Repeat each line exactly, leaving nothing out.

——

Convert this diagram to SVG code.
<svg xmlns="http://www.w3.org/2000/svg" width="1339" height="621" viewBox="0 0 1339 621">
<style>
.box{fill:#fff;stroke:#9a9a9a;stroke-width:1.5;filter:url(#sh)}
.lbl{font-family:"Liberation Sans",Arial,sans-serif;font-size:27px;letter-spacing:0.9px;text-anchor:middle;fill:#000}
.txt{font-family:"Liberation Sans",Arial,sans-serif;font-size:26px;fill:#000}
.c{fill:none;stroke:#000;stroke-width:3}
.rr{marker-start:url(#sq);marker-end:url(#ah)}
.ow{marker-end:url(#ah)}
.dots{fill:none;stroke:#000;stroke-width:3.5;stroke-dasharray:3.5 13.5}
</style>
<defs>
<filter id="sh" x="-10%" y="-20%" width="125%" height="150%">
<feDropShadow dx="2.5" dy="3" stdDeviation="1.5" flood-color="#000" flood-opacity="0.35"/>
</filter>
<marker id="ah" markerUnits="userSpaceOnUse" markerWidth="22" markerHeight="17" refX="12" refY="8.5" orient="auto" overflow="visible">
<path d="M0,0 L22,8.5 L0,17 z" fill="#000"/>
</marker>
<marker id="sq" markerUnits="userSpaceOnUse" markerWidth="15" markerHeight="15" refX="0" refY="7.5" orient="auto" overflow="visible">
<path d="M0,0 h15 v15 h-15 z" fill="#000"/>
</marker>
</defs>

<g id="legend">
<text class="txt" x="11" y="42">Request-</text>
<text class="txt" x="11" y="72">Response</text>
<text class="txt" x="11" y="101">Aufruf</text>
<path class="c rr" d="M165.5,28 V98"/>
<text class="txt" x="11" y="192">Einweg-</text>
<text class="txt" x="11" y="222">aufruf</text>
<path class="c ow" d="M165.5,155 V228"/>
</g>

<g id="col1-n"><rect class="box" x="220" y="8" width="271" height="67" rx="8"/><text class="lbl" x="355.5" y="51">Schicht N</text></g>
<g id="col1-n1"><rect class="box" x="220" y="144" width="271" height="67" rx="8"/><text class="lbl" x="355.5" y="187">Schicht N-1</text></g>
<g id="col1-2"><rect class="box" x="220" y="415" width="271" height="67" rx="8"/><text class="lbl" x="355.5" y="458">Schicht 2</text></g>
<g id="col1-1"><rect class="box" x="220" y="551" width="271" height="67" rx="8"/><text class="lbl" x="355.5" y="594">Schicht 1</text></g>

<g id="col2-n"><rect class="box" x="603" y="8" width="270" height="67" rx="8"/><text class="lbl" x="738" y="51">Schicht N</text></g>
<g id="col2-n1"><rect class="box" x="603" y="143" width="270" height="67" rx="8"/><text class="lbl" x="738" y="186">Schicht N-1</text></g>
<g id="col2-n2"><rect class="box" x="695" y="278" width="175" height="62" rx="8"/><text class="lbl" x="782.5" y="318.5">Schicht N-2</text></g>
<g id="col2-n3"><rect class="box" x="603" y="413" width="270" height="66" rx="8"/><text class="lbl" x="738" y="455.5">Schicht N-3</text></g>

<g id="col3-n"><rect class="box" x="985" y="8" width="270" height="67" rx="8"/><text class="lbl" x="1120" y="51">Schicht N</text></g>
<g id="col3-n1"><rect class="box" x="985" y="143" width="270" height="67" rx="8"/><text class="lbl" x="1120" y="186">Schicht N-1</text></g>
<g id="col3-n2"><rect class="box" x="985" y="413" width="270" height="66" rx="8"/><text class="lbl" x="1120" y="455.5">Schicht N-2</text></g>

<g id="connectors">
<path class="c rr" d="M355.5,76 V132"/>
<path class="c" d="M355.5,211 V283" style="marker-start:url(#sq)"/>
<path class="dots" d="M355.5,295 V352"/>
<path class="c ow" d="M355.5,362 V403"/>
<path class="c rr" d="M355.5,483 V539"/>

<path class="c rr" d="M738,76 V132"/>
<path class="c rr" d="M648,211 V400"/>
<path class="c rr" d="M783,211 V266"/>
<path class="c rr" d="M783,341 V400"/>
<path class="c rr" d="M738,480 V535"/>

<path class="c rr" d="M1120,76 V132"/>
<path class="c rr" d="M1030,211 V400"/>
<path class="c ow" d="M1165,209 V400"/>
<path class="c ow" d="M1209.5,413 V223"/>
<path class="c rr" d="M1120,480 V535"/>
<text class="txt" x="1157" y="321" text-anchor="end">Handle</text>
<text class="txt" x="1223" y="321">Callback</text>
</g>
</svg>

——

# EXERCISE ANSWER
Convert this diagram to SVG code.
<svg xmlns="http://www.w3.org/2000/svg" width="1339" height="621" viewBox="0 0 1339 621">
<style>
.box{fill:#fff;stroke:#9a9a9a;stroke-width:1.5;filter:url(#sh)}
.lbl{font-family:"Liberation Sans",Arial,sans-serif;font-size:27px;letter-spacing:0.9px;text-anchor:middle;fill:#000}
.txt{font-family:"Liberation Sans",Arial,sans-serif;font-size:26px;fill:#000}
.c{fill:none;stroke:#000;stroke-width:3}
.rr{marker-start:url(#sq);marker-end:url(#ah)}
.ow{marker-end:url(#ah)}
.dots{fill:none;stroke:#000;stroke-width:3.5;stroke-dasharray:3.5 13.5}
</style>
<defs>
<filter id="sh" x="-10%" y="-20%" width="125%" height="150%">
<feDropShadow dx="2.5" dy="3" stdDeviation="1.5" flood-color="#000" flood-opacity="0.35"/>
</filter>
<marker id="ah" markerUnits="userSpaceOnUse" markerWidth="22" markerHeight="17" refX="12" refY="8.5" orient="auto" overflow="visible">
<path d="M0,0 L22,8.5 L0,17 z" fill="#000"/>
</marker>
<marker id="sq" markerUnits="userSpaceOnUse" markerWidth="15" markerHeight="15" refX="0" refY="7.5" orient="auto" overflow="visible">
<path d="M0,0 h15 v15 h-15 z" fill="#000"/>
</marker>
</defs>

<g id="legend">
<text class="txt" x="11" y="42">Request-</text>
<text class="txt" x="11" y="72">Response</text>
<text class="txt" x="11" y="101">Aufruf</text>
<path class="c rr" d="M165.5,28 V98"/>
<text class="txt" x="11" y="192">Einweg-</text>
<text class="txt" x="11" y="222">aufruf</text>
<path class="c ow" d="M165.5,155 V228"/>
</g>

<g id="col1-n"><rect class="box" x="220" y="8" width="271" height="67" rx="8"/><text class="lbl" x="355.5" y="51">Schicht N</text></g>
<g id="col1-n1"><rect class="box" x="220" y="144" width="271" height="67" rx="8"/><text class="lbl" x="355.5" y="187">Schicht N-1</text></g>
<g id="col1-2"><rect class="box" x="220" y="415" width="271" height="67" rx="8"/><text class="lbl" x="355.5" y="458">Schicht 2</text></g>
<g id="col1-1"><rect class="box" x="220" y="551" width="271" height="67" rx="8"/><text class="lbl" x="355.5" y="594">Schicht 1</text></g>

<g id="col2-n"><rect class="box" x="603" y="8" width="270" height="67" rx="8"/><text class="lbl" x="738" y="51">Schicht N</text></g>
<g id="col2-n1"><rect class="box" x="603" y="143" width="270" height="67" rx="8"/><text class="lbl" x="738" y="186">Schicht N-1</text></g>
<g id="col2-n2"><rect class="box" x="695" y="278" width="175" height="62" rx="8"/><text class="lbl" x="782.5" y="318.5">Schicht N-2</text></g>
<g id="col2-n3"><rect class="box" x="603" y="413" width="270" height="66" rx="8"/><text class="lbl" x="738" y="455.5">Schicht N-3</text></g>

<g id="col3-n"><rect class="box" x="985" y="8" width="270" height="67" rx="8"/><text class="lbl" x="1120" y="51">Schicht N</text></g>
<g id="col3-n1"><rect class="box" x="985" y="143" width="270" height="67" rx="8"/><text class="lbl" x="1120" y="186">Schicht N-1</text></g>
<g id="col3-n2"><rect class="box" x="985" y="413" width="270" height="66" rx="8"/><text class="lbl" x="1120" y="455.5">Schicht N-2</text></g>

<g id="connectors">
<path class="c rr" d="M355.5,76 V132"/>
<path class="c" d="M355.5,211 V283" style="marker-start:url(#sq)"/>
<path class="dots" d="M355.5,295 V352"/>
<path class="c ow" d="M355.5,362 V403"/>
<path class="c rr" d="M355.5,483 V539"/>

<path class="c rr" d="M738,76 V132"/>
<path class="c rr" d="M648,211 V400"/>
<path class="c rr" d="M783,211 V266"/>
<path class="c rr" d="M783,341 V400"/>
<path class="c rr" d="M738,480 V535"/>

<path class="c rr" d="M1120,76 V132"/>
<path class="c rr" d="M1030,211 V400"/>
<path class="c ow" d="M1165,209 V400"/>
<path class="c ow" d="M1209.5,413 V223"/>
<path class="c rr" d="M1120,480 V535"/>
<text class="txt" x="1157" y="321" text-anchor="end">Handle</text>
<text class="txt" x="1223" y="321">Callback</text>
</g>
</svg>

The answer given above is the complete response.